As my search for Miao Sing is vain, I try to make a close reading of the text looking for any hints. The confessions are supposedly produced by the old courtesan in various locations in and around London over endless cups of Chinese tea. Various kinds and types are mentioned, undoubtedly to enhance the attractiveness of the text; the female protagonists are connoisseurs in this as they are in sex. At a given moment, the interlocutors admire the Cutty Sark, presumably the fastest of ships bringing tea from China to England, which is now a tourist attraction in Greenwich. At least my new copy, published in 2012, mentions that the tea is a fair trade one. I wonder if such a mention also existed in the version published in 1987, when the idea was completely unknown in Poland (although the fair trade movement took shape in the 1960s). In 1987, in Poland, the tea that people used to appreciate was coming from Georgia, as far as I remember, and the trade, under the auspices of the Soviet regime, could only be fair. Most of those tea types mentioned in the text, even the Pu-erh tea, would be a mark of hardly understandable exoticism for most Polish readers. Is thus the book really a translation, and Miao Sing doesn't appear on Google simply because the literary value of the text is so low that it didn't open the gates of posterity to her/him? Somehow, I don't feel convinced. Perhaps because this text is so organically connected with my memory of the late communism in Poland, its specific longings and fascinations. The China Town of London could be just a valid object of it. And that the book, overall, is not as naïve as those of Zbigniew Nienacki, around the same time? Maybe the author(s) were simply more intelligent. This is why the old courtesan's interlocutor makes her shopping in Harrods and acquires Jeanne Lanvin's La Rose perfume, as well as Burberry trench for her husband. On sale, for a third of the price. And then... Gosh!
-- To pani nie wie, że Harrodsa kupił ten Arab z Egiptu?
-- Tak jest. Zgroza. Ale kiedy synek tego Araba...
-- Tak właśnie. Dodi. Kiedy się zabił w aucie razem z Dianą...

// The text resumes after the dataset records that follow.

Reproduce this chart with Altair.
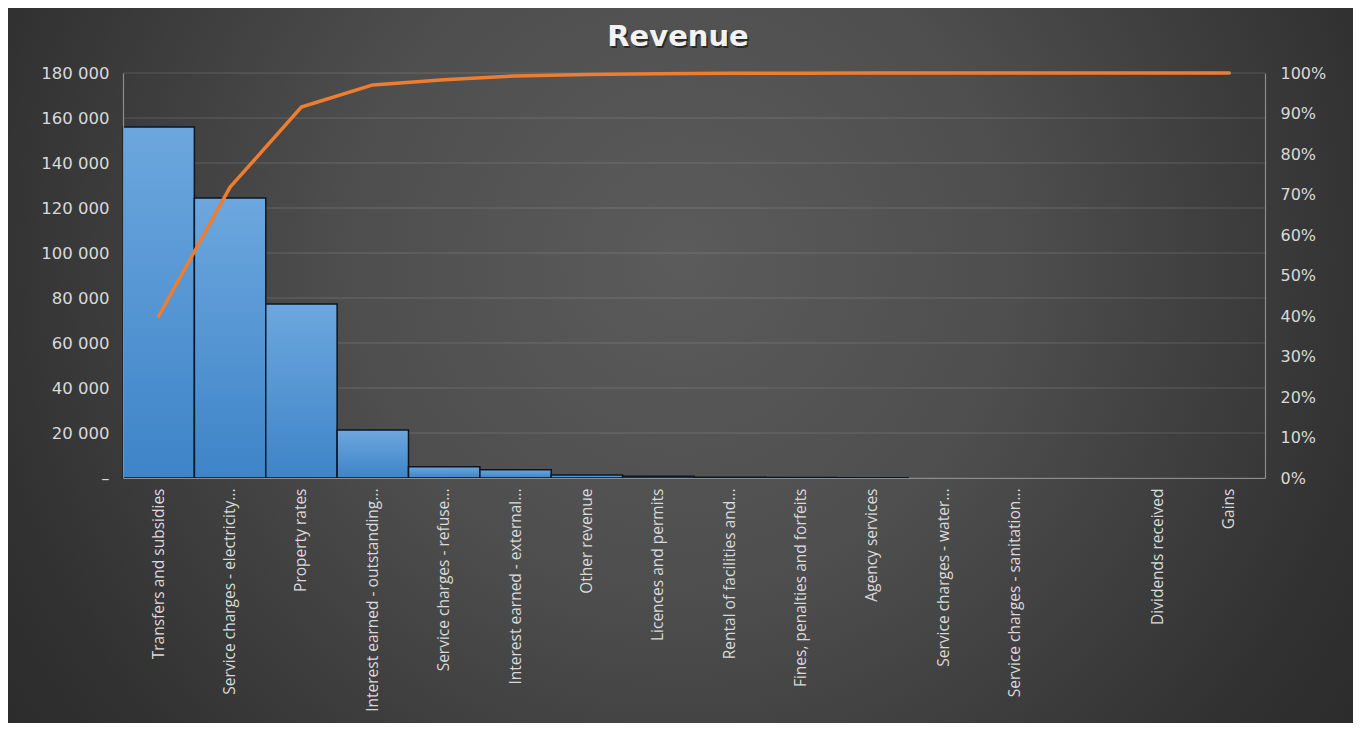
import altair as alt
import pandas as pd

# ---- data ----
categories = [
    "Transfers and subsidies",
    "Service charges - electricity...",
    "Property rates",
    "Interest earned - outstanding...",
    "Service charges - refuse...",
    "Interest earned - external...",
    "Other revenue",
    "Licences and permits",
    "Rental of facilities and...",
    "Fines, penalties and forfeits",
    "Agency services",
    "Service charges - water...",
    "Service charges - sanitation...",
    " ",
    "Dividends received",
    "Gains",
]
revenue = [156000, 124400, 77300, 21300, 5000, 3700, 1350, 800, 300, 200, 150, 0, 0, 0, 0, 0]
y_ticks = [0, 20000, 40000, 60000, 80000, 100000, 120000, 140000, 160000, 180000]
pct_ticks = [0.0, 0.1, 0.2, 0.3, 0.4, 0.5, 0.6, 0.7, 0.8, 0.9, 1.0]
title_text = "Revenue"

df = pd.DataFrame({"idx": list(range(len(categories))), "category": categories, "value": revenue})
grid_df = pd.DataFrame({"g": y_ticks})
title_df = pd.DataFrame({"t": [title_text]})
bg_df = pd.DataFrame({"k": [0]})

W, H = 1142, 405
PAD = {"left": 115, "top": 65, "right": 88, "bottom": 245}

label_color = "#d9d9d9"
axis_color = "#8c8c8c"

bg_gradient = {
    "gradient": "radial",
    "x1": 0.5, "y1": 0.42, "r1": 0,
    "x2": 0.5, "y2": 0.42, "r2": 0.62,
    "stops": [
        {"offset": 0, "color": "#5b5b5b"},
        {"offset": 0.4, "color": "#4e4e4e"},
        {"offset": 0.85, "color": "#313131"},
        {"offset": 1, "color": "#2b2b2b"},
    ],
}
bar_gradient = {
    "gradient": "linear",
    "x1": 0, "y1": 0, "x2": 0, "y2": 1,
    "stops": [
        {"offset": 0, "color": "#6ca7de"},
        {"offset": 1, "color": "#3e84c8"},
    ],
}

x_enc = alt.X(
    "category:N",
    sort=categories,
    scale=alt.Scale(paddingInner=0, paddingOuter=0),
    axis=alt.Axis(
        title=None, labelAngle=-90, labelAlign="right", labelBaseline="middle",
        labelPadding=10, ticks=False, domainColor=axis_color, domainWidth=1.2,
        labelColor=label_color, labelFont="Open Sans", labelFontSize=15.5,
        labelLimit=400, zindex=1,
    ),
)

background = alt.Chart(bg_df).mark_rect(color=bg_gradient).encode(
    x=alt.value(-PAD["left"]), x2=alt.value(W + PAD["right"]),
    y=alt.value(-PAD["top"]), y2=alt.value(H + PAD["bottom"]),
)

grid = alt.Chart(grid_df).mark_rule(color="white", opacity=0.15, strokeWidth=1).encode(
    y=alt.Y("g:Q", scale=alt.Scale(domain=[0, 180000]), axis=None),
)

bars = alt.Chart(df).transform_filter("datum.value > 0").mark_bar(
    color=bar_gradient, stroke="#0b1622", strokeWidth=1.5
).encode(
    x=x_enc,
    y=alt.Y(
        "value:Q",
        scale=alt.Scale(domain=[0, 180000]),
        axis=alt.Axis(
            title=None, orient="left", values=y_ticks, grid=False, ticks=False,
            labelExpr="datum.value == 0 ? '–' : replace(format(datum.value, ','), ',', ' ')",
            domainColor=axis_color, domainWidth=1.2, labelColor=label_color,
            labelFont="DejaVu Sans", labelFontSize=16.5, labelPadding=14, zindex=1,
        ),
    ),
)

line = alt.Chart(df).transform_window(
    cum="sum(value)", sort=[alt.SortField("idx")], frame=[None, 0]
).transform_joinaggregate(total="sum(value)").transform_calculate(
    share="datum.cum / datum.total"
).mark_line(color="#ED7D31", strokeWidth=3.5, strokeCap="round", strokeJoin="round").encode(
    x=alt.X("category:N", sort=categories),
    y=alt.Y(
        "share:Q",
        scale=alt.Scale(domain=[0, 1]),
        axis=alt.Axis(
            title=None, orient="right", values=pct_ticks, format=".0%", grid=False,
            ticks=False, domainColor=axis_color, domainWidth=1.2, labelColor=label_color,
            labelFont="DejaVu Sans", labelFontSize=16, labelPadding=15, zindex=1,
        ),
    ),
    order=alt.Order("idx:Q"),
)

title_shadow = alt.Chart(title_df).mark_text(
    font="DejaVu Sans", fontSize=29, fontWeight="bold", color="#000000", opacity=0.5,
    align="center", baseline="alphabetic", dx=1.5, dy=1.5,
).encode(text="t:N", x=alt.value(555), y=alt.value(-27))

title = alt.Chart(title_df).mark_text(
    font="DejaVu Sans", fontSize=29, fontWeight="bold", color="#f2f2f2",
    align="center", baseline="alphabetic",
).encode(text="t:N", x=alt.value(555), y=alt.value(-27))

chart = alt.layer(background, grid, bars, line, title_shadow, title).resolve_scale(
    y="independent"
).properties(
    width=W, height=H,
    autosize=alt.AutoSizeParams(type="none"),
    padding=PAD,
    background="#2b2b2b",
).configure_view(stroke=None)

chart.save("out.html", embed_options={"renderer": "svg", "actions": False})
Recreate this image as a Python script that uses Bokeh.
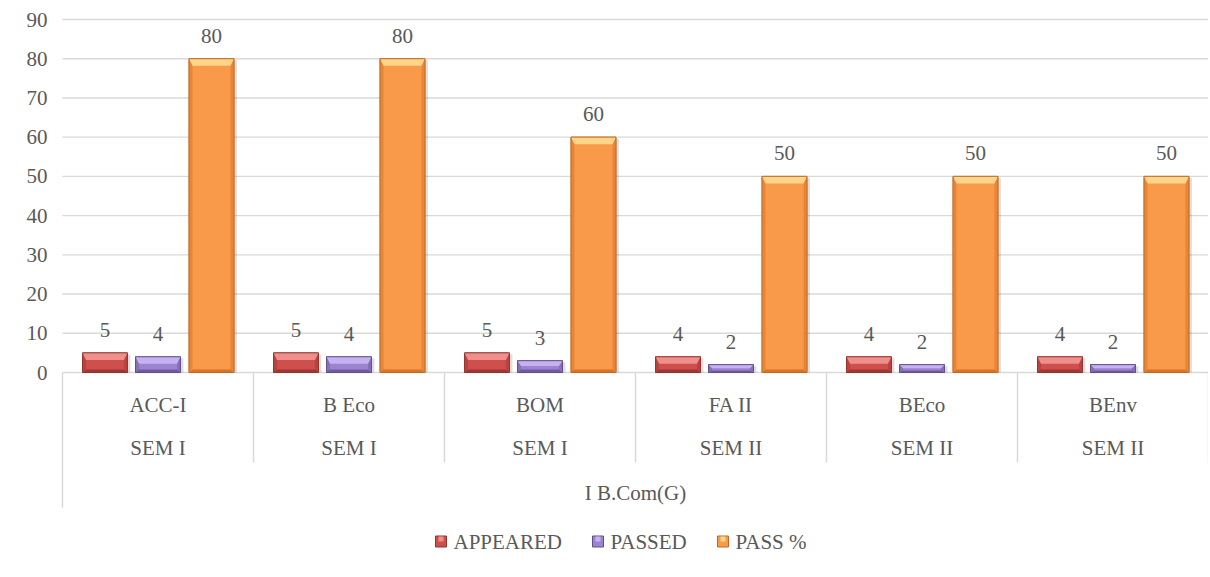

Well, definitely, this is not a translation of a novel published in 1969. Neither is this a faithful reprint of the late communist classic. Rather, Miao Sing was a sort of postmodern project, a work-in-progress (including also a next-generation novel, Uczennica chińskiej kurtyzany, by the presumable Liu Sing, written by the same tandem of authors, Witold Jabłoński and Maciej Świerkocki, in 1991). It was completely omitted, as far as I know, in Polish literary studies. The original courtesan of 1987 had the greatest repercussion, at least at the level of popular awareness concerning sexuality and eroticism; it contributed to change Poland and Polish provincial, obscurantist mentality; it opened new horizons upon things hitherto unspeakable and unimaginable (even if hardly anyone doubted that the book speaks of China, and its metaphorical way of approaching sex and speaking of it is profoundly and authentically Chinese). Nonetheless, the 2012 version with the death of Diana had no reception whatsoever; the book was nothing but the cheapest pornographic page-turner. The metadimension of postmodern mystification has been completely overlooked.